South Korea’s composite consumer sentiment index inched up 0.1 point to 111.2 this month from June, indicating a phase of adjustment in anticipation for President Moon Jae-in’s new policies, the Bank of Korea said Tuesday.
The CCSI has moved upward six straight months and been in optimistic terrain for four consecutive months, inching closer to the 111.4 recorded in January 2011. However, the increase in July was close to “insignificant,” Park Sang-woo, an official at the BOK, told reporters.
The estimate by the BOK was based on a survey of 2,025 respondents from July 11-18.
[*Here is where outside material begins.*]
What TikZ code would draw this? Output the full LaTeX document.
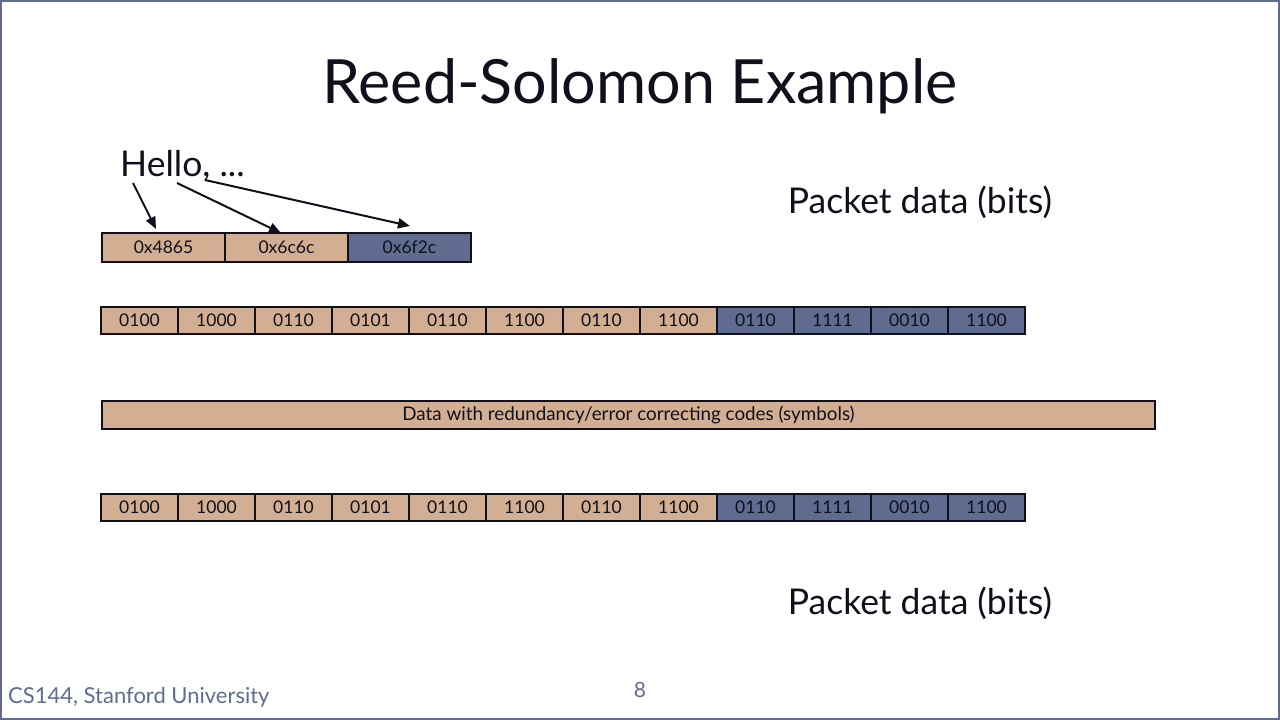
\documentclass[tikz,border=0pt]{standalone}
\usepackage{fontspec}
\setmainfont{Lato}
\usetikzlibrary{arrows.meta}
\definecolor{tanc}{HTML}{D2AF93}
\definecolor{slate}{HTML}{5F6B8F}
\definecolor{inkc}{HTML}{10101C}
\tikzset{
  cell/.style={draw=inkc, line width=2bp, minimum height=27bp, inner sep=0pt, text=inkc, font=\fontsize{17.5bp}{19bp}\selectfont},
  tancell/.style={cell, fill=tanc},
  bluecell/.style={cell, fill=slate},
  arr/.style={line width=2bp, draw=inkc, -{Triangle[length=12bp,width=10bp]}},
  big/.style={font=\fontsize{35.5bp}{40bp}\selectfont, text=inkc, inner sep=0pt},
  hexcell/.style={minimum width=123bp, minimum height=29bp, font=\fontsize{17.5bp}{19bp}\selectfont},
}
\begin{document}
\begin{tikzpicture}[x=1bp,y=-1bp]
\useasboundingbox (0,0) rectangle (1280,720);
\draw[slate, line width=3bp] (0.5,0.5) rectangle (1279.5,719.5);

\node[font=\fontsize{61bp}{70bp}\selectfont, text=inkc, inner sep=0pt] (title) at (640,86) {Reed-Solomon Example};

\node[big, anchor=west] (hello) at (120,166) {Hello, ...};
\node[big] (pd1) at (920,202) {Packet data (bits)};
\node[big] (pd2) at (920,603) {Packet data (bits)};

% row 1
\node[tancell, hexcell] (h1) at (163.5,247.5) {0x4865};
\node[tancell, hexcell] (h2) at (286.5,247.5) {0x6c6c};
\node[bluecell, hexcell] (h3) at (409.5,247.5) {0x6f2c};

\coordinate (s1) at (133,183);
\coordinate (s2) at (177,183);
\coordinate (s3) at (205,180);
\coordinate (t1) at (156,229);
\coordinate (t2) at (281,233);
\coordinate (t3) at (410,226);
\draw[arr] (s1) -- (t1);
\draw[arr] (s2) -- (t2);
\draw[arr] (s3) -- (t3);

% rows 2 and 4
\foreach \row/\yy in {a/320.5, b/507.5}{
  \foreach \i/\txt in {1/0100,2/1000,3/0110,4/0101,5/0110,6/1100,7/0110,8/1100}{
    \node[tancell, minimum width=77bp] (\row\i) at ({101+77*(\i-0.5)},\yy) {\txt};
  }
  \foreach \i/\txt in {9/0110,10/1111,11/0010,12/1100}{
    \node[bluecell, minimum width=77bp] (\row\i) at ({101+77*(\i-0.5)},\yy) {\txt};
  }
}

% row 3
\node[tancell, minimum width=1053bp, minimum height=28bp, font=\fontsize{18.8bp}{20bp}\selectfont] (code) at (628.5,415) {Data with redundancy/error correcting codes (symbols)};

\node[font=\fontsize{22bp}{24bp}\selectfont, text=slate, anchor=west, inner sep=0pt] (foot) at (8,697) {CS144, Stanford University};
\node[font=\fontsize{21bp}{23bp}\selectfont, text=slate, inner sep=0pt] (page) at (640,690) {8};
\end{tikzpicture}
\end{document}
Since posting an eight-year low in January at 93.3 after declining three months in a row, the index has been on a gradual rise. It hovered between the high-90s and 110 for nearly six years, but dropped 6.3 points in November 2016 upon the corruption scandal that resulted in former President Park Geun-hye’s impeachment.
The CCSI consists of six consumer survey indexes that gauge consumers’ current views and outlook for the national economy and livelihood, as well as their views on household income and spending. An index above 100 represents optimism and below 100 shows pessimism.
Optimism was weaker in terms of spending and outlook for the economy compared to the previous month. But this was offset by higher optimism toward the current economy, positive current views and the outlook on livelihood. The outlook for household income remained flat.
Other than the survey indexes comprising the CCSI, the survey index measuring employment opportunity saw a visible drop of 11 points to reach 110. Created in July 2008, the total average of the index stands at 86.
The consumer survey index linked to wage level saw a 2 point rise to reach 124, marking an increase for six consecutive months. Since its creation in January 2013, the total average of the index has stood at 110. Park of the BOK said the effects of the minimum wage hike announcement have not been fully reflected.
The BOK’s data also indicated the consumer perceived price inflation remained unchanged at 2.5 percent, while the inflation forecast slid 0.1 percentage point to 2.5 percent in July. The expected shortage in crop supply due to the torrential rain that has swept the nation over several weeks has not been reflected, Park said.